日常使いしやすい上部ポケットと PCポケットを搭載し、それ以外の要素はすべて削ぎ落としたシンプルなデザインに仕上がりました。

またカメラバッグ特有のゴツゴツ感をなくすため、強度と柔らかさを兼ね備えた新しい生地を採用し、幅広いシーンでご利用いただけます。

 

取り出しやすさの追求

daypackのサイドアクセスはとても快適です。サイドアクセスとは、側面からモ ノを取り出せる仕様で、バックパックを地面に下ろさずカメラなどの出し入れを行うことができます。

ジッパーの引き手が底面側にあることで、利き手で内側から外側に向かって引くことができます。さらにジッパーのルートが直線に近いため、自然な動きで開閉することが可能です。

ジッパーは、最も滑りの良いYKKビスロン®︎ファスナーを採用し、極限までスムーズな開閉体験を実現しました。

ここまで取り出しやすさにこだわったのは、速写性を極限まで向上させたいからです。心が動いた瞬間にカメラをすぐに取り出してほしいという想いから、一連の動作全てをシームレスに行えるよう丁寧にデザインしました。

 

4D-Pocket

daypackにおいて、最も革新的な箇所がカメラ収納部です。

通常のカメラバッグは「硬い仕切り板」が使われるのに対し、kyuのバックパックでは「柔らかい布で包む」という従来とは真逆のアプローチを行いました。

名付けて4D-Pocket。某ネコ型ロボットのひみつ道具のように、なんでもしまえるような柔軟性を目指しました。
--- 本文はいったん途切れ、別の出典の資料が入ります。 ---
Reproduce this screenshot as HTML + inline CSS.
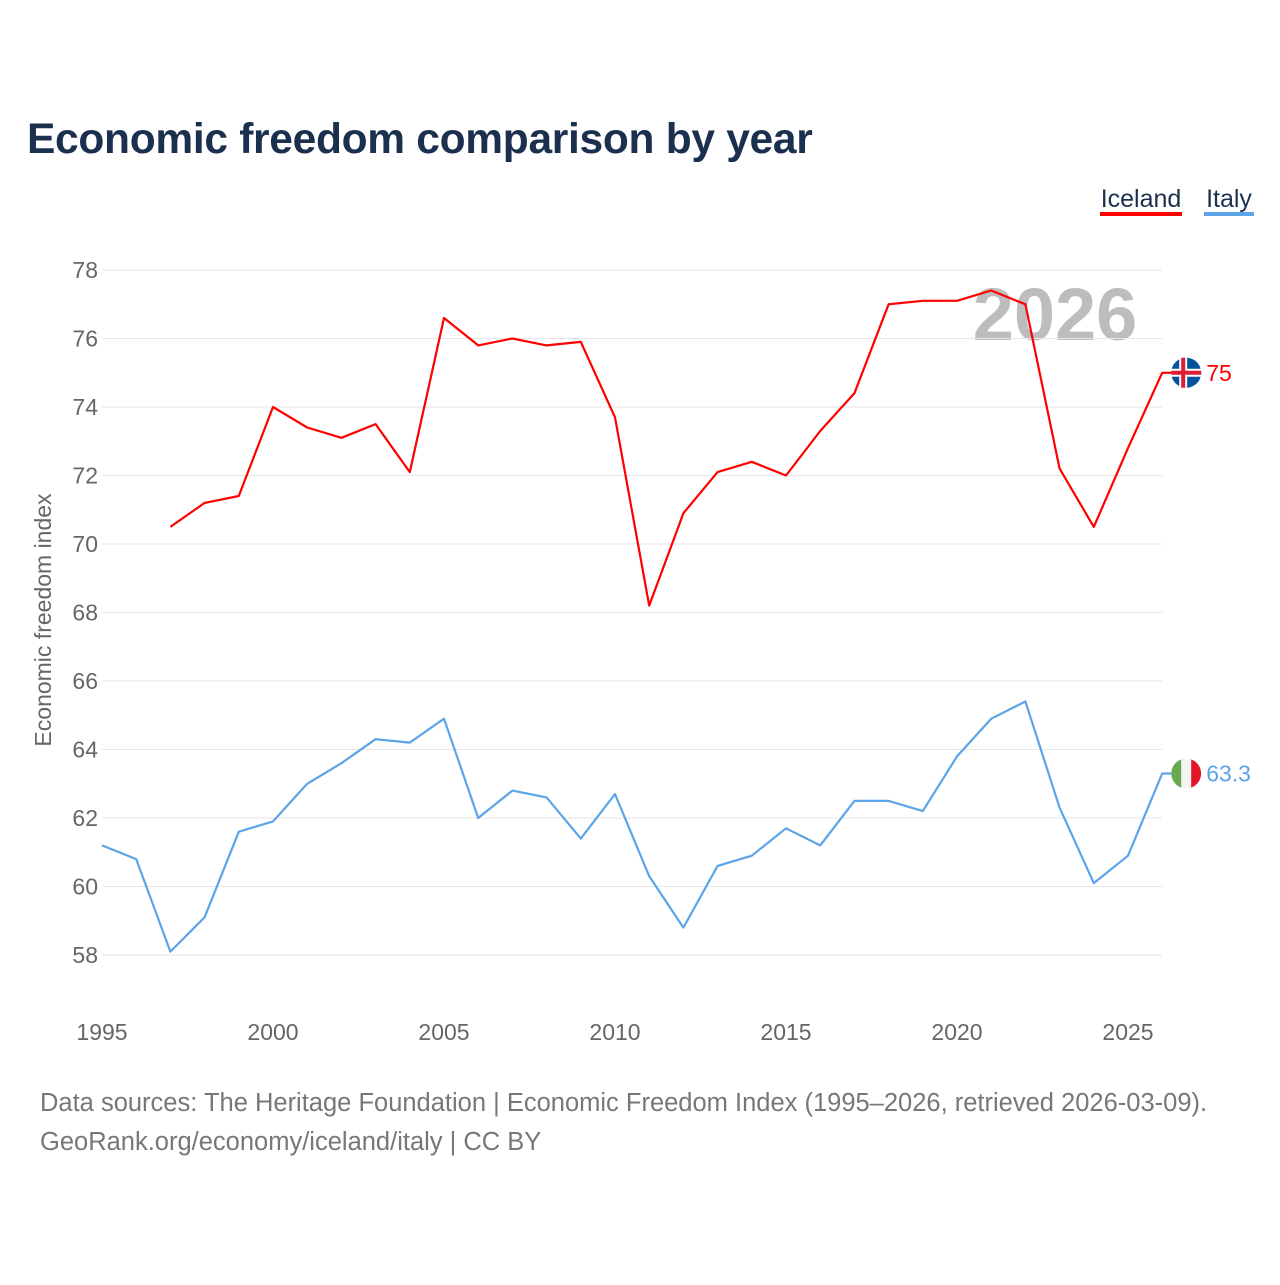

この構造を説明する前に、従来の構造の問題点をお伝えします。

従来のカメラバッグは、ベルクロ式の仕切り板をベリベリと組み変えてカメラスペースを構築します。一見フレキシブルですが、使ってみるとあまり快適とは言えず、カメラ機材以外の日用品の収納には最適化されておりません。

そこで生まれたのが4D-Pocket です。伸縮性のある生地を採用し、カメラのサイズや向きに関わらず収納することができます。

カメラを入れていない際はフラットになるため、衣服などの日用品を入れても邪魔になりません。カメラが宙吊りになり地面に直当たりせず、伸縮性生地が伸びて衝撃を和らげるため、バッグを置いた時の衝撃にも強いです。

 

細部へのこだわり

背負い心地にも自信があります。カメラとPCを運搬しても疲れづらいよう、ショルダーハーネスは厚みと幅を十分に持たせています。これはアウトドアのバックパックを数多く観察し、適切なプロポーションを割り出しました。

上部の小物用ポケットは大容量で、電車移動などで胸の前で抱えるシーンを想定した使い勝手も考慮しています。

両サイド内側の隠しポケットは、鍵や財布をスムーズに取り出すことができたり、失くしがちなレンズキャップの収納できたりと、日常使いに便利です。

奇を衒わず、細部まで日常に溶け込めるような在り方を目指しました。

 

デザインの最適解

daypackがこのデザインに決まったのは2022年の4月のことです。

ここに至るまで計4種類のデザインを検討し、その全てがボツになっています。どれも悪いデザインではなく、全てその当時の最適解でした。

内側でテントのように展開するカメラスペースの案、カメラ収納をバッグインバッグにして保管から持ち出しをスムーズにする案など、様々な方向性を検討しました。

どれも従来のカメラバッグからアップデートはなされましたが、既存の延長線上であることに変わりはありませんでした。

抜本的な革新を求めて試行錯誤を繰り返した結果、今までで一番シンプルなデザインに辿り着きました。少ない要素で構成されていますが、このデザインは単純な引き算では導き出せません。

人とモノの関係を考え続け、本当に大切な要素を掛け合わせたのが現在のデザインです。

 

3. 記録を残すこと

「人類の記憶を美しく」、これはkyuが掲げるビジョンです。

daypackを開発した目的は、日常的にカメラを持ち運び記録を残してもらうことであり、その記録の積み重ねがkyuのビジョンへつながると信じています。

kyu daypackと共に、記憶に残る毎日をお楽しみください。